6. In 1998, the agency was performing research on driving maneuvers to see if we could develop a way to ameliorate the incidence of onroad, untripped rollover, which we estimated at the time to be less than 10 percent of rollover crashes. The American Automobile Manufacturers Association (one of the predecessors of the Alliance) contracted with Calspan Corporation to review all the cases in NHTSA's Crashworthiness Data System coded as untripped to try to demonstrate that we were misplacing our research funds on a very small problem. Consequently our National Automotive Sampling System team did its own audit of the 1992-96 rollover data and concluded that some tripped rollovers were miscoded as untripped rollovers (typically these were onroad rollovers in which the vehicle was sliding sideways and tripped on its own wheel rim). Using corrected 1992-96 data, our National Center for Statistics and Analysis estimated that 3.7 percent of rollovers are untripped and 3.5 percent are both untripped and onroad, while 4.4 percent of single-vehicle rollovers are untripped. (Research Note, "Passenger Vehicles in Untripped Rollovers," September 1999.)

7. See the June 1, 2000 Request for Comments for a summary of that research.

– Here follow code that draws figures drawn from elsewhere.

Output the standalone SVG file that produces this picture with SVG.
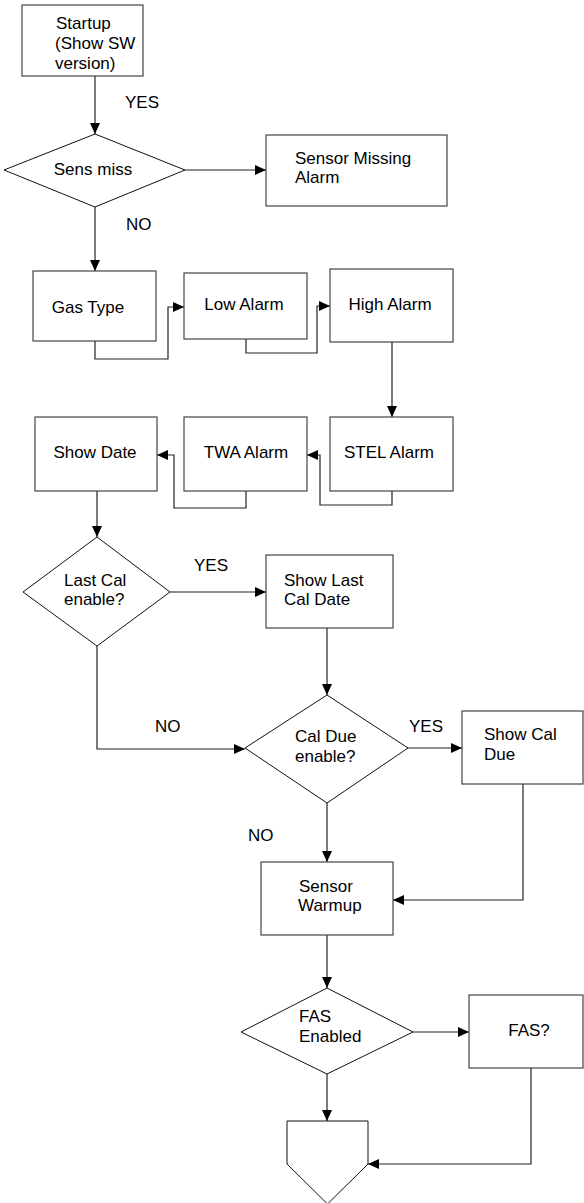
<svg xmlns="http://www.w3.org/2000/svg" width="584" height="1203" viewBox="0 0 584 1203">
<style>
.n{fill:#fff;stroke:#444;stroke-width:1.2}
.d{fill:#fff;stroke:#111;stroke-width:1}
.c{fill:none;stroke:#222;stroke-width:1.2}
text{font-family:"Liberation Sans",Arial,sans-serif;font-size:17px;fill:#000}
.m{text-anchor:middle}
</style>
<defs>
<marker id="a" viewBox="0 0 11 10" refX="11" refY="5" markerWidth="11" markerHeight="10" markerUnits="userSpaceOnUse" orient="auto">
<path d="M0,0 L11,5 L0,10 Z" fill="#000"/>
</marker>
</defs>
<g id="connectors">
<path class="c" d="M95,76 V134" marker-end="url(#a)"/>
<path class="c" d="M185,170 H266" marker-end="url(#a)"/>
<path class="c" d="M95,207 V271" marker-end="url(#a)"/>
<path class="c" d="M95,341 V359 H168 V307 H184" marker-end="url(#a)"/>
<path class="c" d="M246,339 V353 H317 V306 H330" marker-end="url(#a)"/>
<path class="c" d="M392,342 V417" marker-end="url(#a)"/>
<path class="c" d="M392,491 V505 H320 V455 H307" marker-end="url(#a)"/>
<path class="c" d="M246,491 V508 H174 V455 H157" marker-end="url(#a)"/>
<path class="c" d="M97,491 V537" marker-end="url(#a)"/>
<path class="c" d="M170,592 H266" marker-end="url(#a)"/>
<path class="c" d="M327,628 V695" marker-end="url(#a)"/>
<path class="c" d="M97,646 V749 H245" marker-end="url(#a)"/>
<path class="c" d="M408,748 H462" marker-end="url(#a)"/>
<path class="c" d="M327,803 V862" marker-end="url(#a)"/>
<path class="c" d="M523,784 V900 H393" marker-end="url(#a)"/>
<path class="c" d="M327,935 V988" marker-end="url(#a)"/>
<path class="c" d="M413,1032 H469" marker-end="url(#a)"/>
<path class="c" d="M327,1074 V1121" marker-end="url(#a)"/>
<path class="c" d="M531,1068 V1164 H368" marker-end="url(#a)"/>
<text x="125" y="108">YES</text>
<text x="126" y="230">NO</text>
<text x="194" y="571">YES</text>
<text x="155" y="732">NO</text>
<text x="409" y="732">YES</text>
<text x="248" y="841">NO</text>
</g>
<g id="startup">
<rect class="n" x="22" y="5" width="121" height="71"/>
<text x="56" y="28.5">Startup</text>
<text x="55" y="49">(Show SW</text>
<text x="55" y="69">version)</text>
</g>
<g id="sens-miss">
<polygon class="d" points="95,134 185,170 95,207 4,170"/>
<text class="m" x="93" y="175">Sens miss</text>
</g>
<g id="sensor-missing-alarm">
<rect class="n" x="266" y="135" width="181" height="71"/>
<text x="295" y="164">Sensor Missing</text>
<text x="295" y="183">Alarm</text>
</g>
<g id="gas-type">
<rect class="n" x="33" y="271" width="123" height="70"/>
<text class="m" x="88" y="313">Gas Type</text>
</g>
<g id="low-alarm">
<rect class="n" x="184" y="273" width="123" height="66"/>
<text class="m" x="244" y="310">Low Alarm</text>
</g>
<g id="high-alarm">
<rect class="n" x="330" y="269" width="123" height="73"/>
<text class="m" x="390" y="310">High Alarm</text>
</g>
<g id="stel-alarm">
<rect class="n" x="330" y="417" width="123" height="74"/>
<text class="m" x="389" y="458">STEL Alarm</text>
</g>
<g id="twa-alarm">
<rect class="n" x="184" y="417" width="123" height="74"/>
<text class="m" x="246" y="458">TWA Alarm</text>
</g>
<g id="show-date">
<rect class="n" x="35" y="417" width="122" height="74"/>
<text class="m" x="95" y="458">Show Date</text>
</g>
<g id="last-cal-enable">
<polygon class="d" points="97,537 170,592 97,646 23,592"/>
<text x="64" y="586">Last Cal</text>
<text x="64" y="605">enable?</text>
</g>
<g id="show-last-cal-date">
<rect class="n" x="266" y="555" width="127" height="73"/>
<text x="284" y="586">Show Last</text>
<text x="284" y="605">Cal Date</text>
</g>
<g id="cal-due-enable">
<polygon class="d" points="327,695 408,748 327,803 245,748"/>
<text x="295" y="742">Cal Due</text>
<text x="295" y="762">enable?</text>
</g>
<g id="show-cal-due">
<rect class="n" x="462" y="711" width="121" height="73"/>
<text x="484" y="740">Show Cal</text>
<text x="484" y="760">Due</text>
</g>
<g id="sensor-warmup">
<rect class="n" x="261" y="862" width="132" height="73"/>
<text x="299" y="892">Sensor</text>
<text x="298" y="911">Warmup</text>
</g>
<g id="fas-enabled">
<polygon class="d" points="327,988 413,1032 327,1074 241,1032"/>
<text x="299" y="1022">FAS</text>
<text x="299" y="1042">Enabled</text>
</g>
<g id="fas">
<rect class="n" x="469" y="995" width="114" height="73"/>
<text class="m" x="529" y="1036">FAS?</text>
</g>
<g id="off-page">
<polygon class="d" points="287,1121 368,1121 368,1164 327.5,1204 287,1164"/>
</g>
</svg>
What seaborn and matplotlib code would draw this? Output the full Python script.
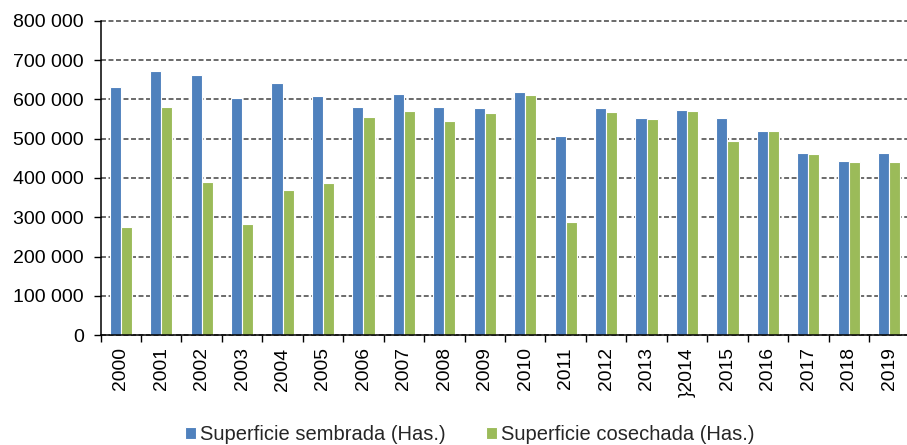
#!/usr/bin/env python3
"""
Superficie sembrada vs cosechada (Has.), 2000-2019 - grouped bar chart.
"""
import pandas as pd
import matplotlib
matplotlib.use('Agg')
import matplotlib.pyplot as plt
from matplotlib.ticker import FixedLocator, FuncFormatter
import seaborn as sns

# Data
years = ['2000', '2001', '2002', '2003', '2004', '2005', '2006', '2007', '2008', '2009',
         '2010', '2011', '2012', '2013', '}2014', '2015', '2016', '2017', '2018', '2019']
sembrada = [631000, 673000, 662000, 605000, 642000, 608000, 582000, 614000, 582000, 578000,
            619000, 507000, 578000, 553000, 573000, 552000, 520000, 463000, 443000, 463000]
cosechada = [274000, 580000, 391000, 282000, 370000, 387000, 556000, 570000, 545000, 566000,
             611000, 287000, 568000, 551000, 571000, 495000, 520000, 462000, 442000, 442000]
series_names = ['Superficie sembrada (Has.)', 'Superficie cosechada (Has.)']
colors = ['#4F81BD', '#9BBB59']
y_ticks = [0, 100000, 200000, 300000, 400000, 500000, 600000, 700000, 800000]

df = pd.DataFrame({
    'year': years * 2,
    'value': sembrada + cosechada,
    'serie': [series_names[0]] * len(years) + [series_names[1]] * len(years),
})

sns.set_style('white')
plt.rcParams['font.family'] = ['Liberation Sans', 'DejaVu Sans']

fig = plt.figure(figsize=(9.07, 4.45), dpi=100)
ax = fig.add_axes([100.5 / 907, 1 - 335 / 445, 809 / 907, 314 / 445])

sns.barplot(data=df, x='year', y='value', hue='serie', palette=colors,
            width=0.55, saturation=1, edgecolor='white', linewidth=0.8,
            order=years, hue_order=series_names, ax=ax)

ax.set_xlim(-0.5, len(years) - 0.5)
ax.set_ylim(0, 800000)
ax.set_xlabel('')
ax.set_ylabel('')

# y axis: spaced thousands
ax.yaxis.set_major_locator(FixedLocator(y_ticks))
ax.yaxis.set_major_formatter(FuncFormatter(lambda v, p: f'{v:,.0f}'.replace(',', ' ')))
ax.tick_params(axis='y', which='major', length=5, width=1, color='black',
               direction='out', pad=7, labelsize=14, labelcolor='black', left=True)

# x axis: labels centered, tick marks between categories
ax.set_xticks(range(len(years)))
ax.set_xticklabels(years, rotation=90, fontsize=13.9, color='black')
ax.tick_params(axis='x', which='major', length=0, pad=9)
ax.set_xticks([i - 0.5 for i in range(len(years) + 1)], minor=True)
ax.tick_params(axis='x', which='minor', length=5, width=1, color='black',
               direction='out', bottom=True)

# dashed gridlines (top one must not be clipped)
ax.set_axisbelow(True)
ax.yaxis.grid(True, color='#4a4a4a', linestyle=(0, (3.1, 1.6)), linewidth=1.15)
for gl in ax.get_ygridlines():
    gl.set_clip_on(False)

for side in ['top', 'right']:
    ax.spines[side].set_visible(False)
for side in ['left', 'bottom']:
    ax.spines[side].set_color('black')
    ax.spines[side].set_linewidth(1.1)

handles, labels = ax.get_legend_handles_labels()
ax.legend(handles, labels, loc='center', bbox_to_anchor=(469.5 / 907, 10 / 445),
          bbox_transform=fig.transFigure, ncol=2, frameon=False, fontsize=14.5,
          handlelength=0.55, handleheight=0.55, handletextpad=0.2, columnspacing=2.0,
          borderaxespad=0, borderpad=0)

fig.savefig('out.png', dpi=100)
plt.close('all')
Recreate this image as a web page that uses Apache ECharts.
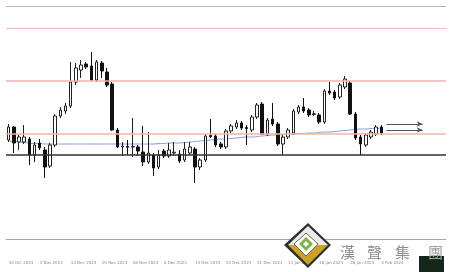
<!DOCTYPE html>
<html><head><meta charset="utf-8">
<script src="https://cdn.jsdelivr.net/npm/echarts@6/dist/echarts.min.js"></script>
<style>html,body{margin:0;padding:0;background:#fff}#c{width:449px;height:272px}</style>
</head><body><div id="c"></div>
<script>
// tick labels (one every 6 candles)
const tickLabels = ["30 Oct 2023","3 Nov 2023","13 Nov 2023","19 Nov 2023","28 Nov 2023","6 Dec 2023","14 Dec 2023","22 Dec 2023","31 Dec 2023","11 Jan 2024","18 Jan 2024","26 Jan 2024","3 Feb 2024"];
const slotCount = 85; // candle slots incl. empty right margin
const categories = Array.from({length: slotCount}, (_, i) => String(i));
// candles: [open, close, low, high]
const candles = [
 [99,112,97,115],[112,96,86,113],[97,102,89,104],[97,102,95,114],[100,84,74,102],
 [84,94,77,97],[96,91,89,100],[89,72,61,92],[73,94,71,96],[94,123,92,125],
 [123,129,121,132],[128,133,125,136],[133,157,131,177],[157,171,154,176],[169,174,161,179],
 [175,172,170,177],[173,159,158,187],[159,177,157,179],[176,168,161,178],[167,154,152,171],
 [155,109,108,157],[109,92,91,111],[92,92.8,83,97],[92.5,91.7,84,99],[92,92.6,82,121],
 [92,88,83,94],[87,77,73,113],[77,86,75,107],[84,71,63,86],[72,84,70,89],
 [88,83,81,90],[83,89,81,96],[86,86.8,83,97],[85,78,76,89],[79,90,77,97],
 [86,92,84,97],[90,72,56,92],[72,79,69,81],[79,103,77,105],[103.5,102.5,101,120],
 [103,94,92,105],[95,92,90,97],[92,108,90,110],[108,113,106,115],[112,116,110,119],
 [116,111,109,118],[111.5,110.5,94,114],[109,122,107,124],[122,134,120,136],[135,105,104,137],
 [105,119,103,121],[120,115,113,136],[115,95,93,117],[95,102,84,104],[102,109,100,111],
 [106,128,104,130],[127,132,125,134],[132,128,126,141],[129,124,122,131],[124.5,125.3,123,128],
 [124,117,115,126],[117,148,115,150],[148,146,144,157],[147,141,139,149],[142,154,140,156],
 [152,160,150,163],[156,125,124,158],[125,101,99,127],[102,95,84,104],[94,104,92,106],
 [102,107,100,109],[105,112,103,114],[112,106,104,114]
];
// moving average
const maValues = [98,97.5,97,96.5,96,95.5,95.5,95,95,95,95,95,95,95,95,95,95,95,95,95,95,95,95,95,95,95,95,95,95,95.5,95.5,96,96,96,96.5,97,97.5,98,98.5,99,99.5,100,100,100.5,101,101.5,102,102,102.5,103,103.5,104,104,104.5,105,105,105.5,105.5,106,106,106.5,107,107,107.5,108,108.5,109,109.5,110,110,110.5,110.5,111];
// horizontal levels
const levels = [
 {v: 233, c: '#b4b4b4', w: 1},
 {v: 211, c: '#f0bcbc', w: 1},
 {v: 158, c: '#f2b0b0', w: 1.5},
 {v: 105, c: '#f3b6a6', w: 1.5},
 {v: 84,  c: '#333333', w: 1.5}
];
const arrowLevels = [115, 109];
const arrowRange = [73, 80];

const levelSeries = levels.map(l => ({
  type: 'line', data: [], silent: true,
  markLine: {
    silent: true, symbol: ['none', 'none'], label: {show: false}, animation: false,
    lineStyle: {color: l.c, width: l.w, type: 'solid', opacity: 1},
    emphasis: {disabled: true},
    data: [{yAxis: l.v}]
  }
}));

const chart = echarts.init(document.getElementById('c'), null, {renderer: 'canvas'});
chart.setOption({
  animation: false,
  backgroundColor: '#fff',
  grid: {left: 6, right: 3, top: 6, bottom: 33},
  xAxis: {
    type: 'category', data: categories, boundaryGap: true,
    axisLine: {show: true, lineStyle: {color: '#a8a8a8', width: 1}},
    axisTick: {show: false},
    splitLine: {show: false},
    axisLabel: {
      interval: 0, margin: 22, align: 'left', fontSize: 4, color: '#888',
      fontFamily: 'DejaVu Sans',
      formatter: (v, idx) => (idx % 6 === 0 && tickLabels[idx / 6]) ? tickLabels[idx / 6] : ''
    }
  },
  yAxis: {type: 'value', min: 0, max: 233, show: false, splitLine: {show: false}},
  series: levelSeries.concat([
    {
      type: 'candlestick', data: candles, barWidth: 3,
      itemStyle: {color: '#ffffff', color0: '#111111', borderColor: '#222222', borderColor0: '#111111', borderWidth: 1},
      markLine: {
        silent: true, symbol: ['none', 'arrow'], symbolSize: [4, 6], label: {show: false}, animation: false,
        lineStyle: {color: '#555', width: 1, type: 'solid'},
        data: arrowLevels.map(a => [{coord: [arrowRange[0], a]}, {coord: [arrowRange[1], a]}])
      }
    },
    {
      type: 'line', data: maValues, symbol: 'none', smooth: true,
      lineStyle: {color: '#8796d6', width: 1}, z: 1
    }
  ]),
  graphic: [
    {type: 'polygon', z: 100, shape: {points: [[308,223],[331,245],[308,268],[284,245]]}, style: {fill: '#2e2e2e'}},
    {type: 'polygon', z: 101, shape: {points: [[308,226],[328,245],[288,245]]}, style: {fill: '#ececec'}},
    {type: 'polygon', z: 101, shape: {points: [[288,245],[328,245],[308,265]]}, style: {fill: '#c9a227'}},
    {type: 'polygon', z: 102, shape: {points: [[306,233],[318,244],[306,256],[294,244]]}, style: {fill: '#ffffff', stroke: '#666', lineWidth: 1}},
    {type: 'polygon', z: 103, shape: {points: [[306,237],[313,244],[306,251],[299,244]]}, style: {fill: '#7cb342'}},
    {type: 'polygon', z: 104, shape: {points: [[306,241],[309,244],[306,247],[303,244]]}, style: {fill: '#ffffff'}},
    {type: 'rect', z: 100, shape: {x: 419, y: 256, width: 25, height: 16}, style: {fill: '#16261a'}},
    {type: 'text', z: 105, left: 340, top: 245, style: {text: '漢', font: '15px "Noto Sans CJK TC"', fill: '#8e8e8e'}},
    {type: 'text', z: 105, left: 367, top: 245, style: {text: '聲', font: '15px "Noto Sans CJK TC"', fill: '#8e8e8e'}},
    {type: 'text', z: 105, left: 395, top: 245, style: {text: '集', font: '15px "Noto Sans CJK TC"', fill: '#8e8e8e'}},
    {type: 'text', z: 105, left: 428, top: 245, style: {text: '團', font: '15px "Noto Sans CJK TC"', fill: '#9aa09a'}}
  ]
});
</script></body></html>
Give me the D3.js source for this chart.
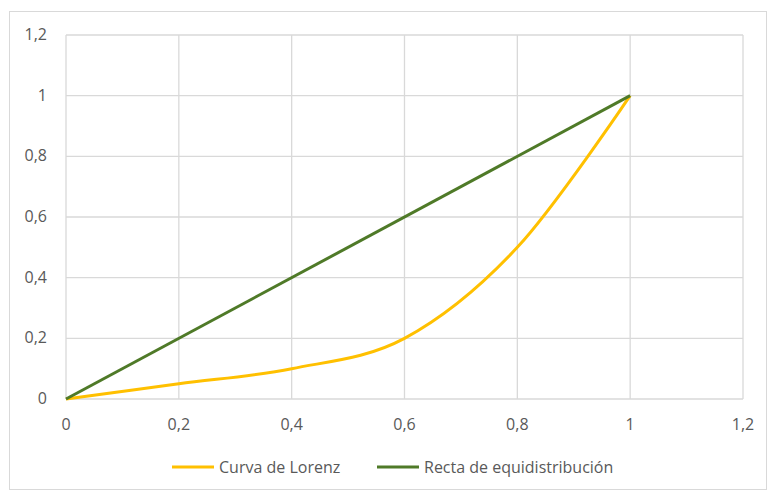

8. Mitsubishi Montero redesign from model year (MY) 1991-99 design to MY 2000 version of the same nameplate.

9. Isuzu Rodeo

10. These metrics are explained in detail in the June 1, 2000 notice.

11. Heydinger, G.J., et al; "Measured Vehicle Inertial Parameters - NHTSA's Data through November 1998"; Society of Automotive Engineers 1999-01-1336; March, 1999.

12. Heydinger, G.J., et al; "The Design of a Vehicle Inertia Measurement Facility"; SAE Paper 950309; February 1995.

13. Bixel, R.A., et al; "Developments in Vehicle Center of Gravity and Inertial Parameter Estimation and Measurement"; SAE Paper 950356; February 1995.

14. Heydinger, G.J., et al; "An Overview of a Vehicle Inertia Measurement Facility"; Intl. Symposium on Automotive Technology; Paper 94SF034; October 1994.

15. P.L. 106-414, November 1, 2000.

16. Denial of the Wirth petition, 52 FR 49033 (December 29, 1987).

17. Termination to establish a minimum vehicle standard for rollover resistance based on TTR or CSV, 59 FR 33254 (June 28, 1994).

18. P.L. 106-346, October 23, 2000.

19. The manufacturer pays for the vehicle and the test; however, actual vehicle leasing and testing is done by a testing laboratory under contract to NHTSA.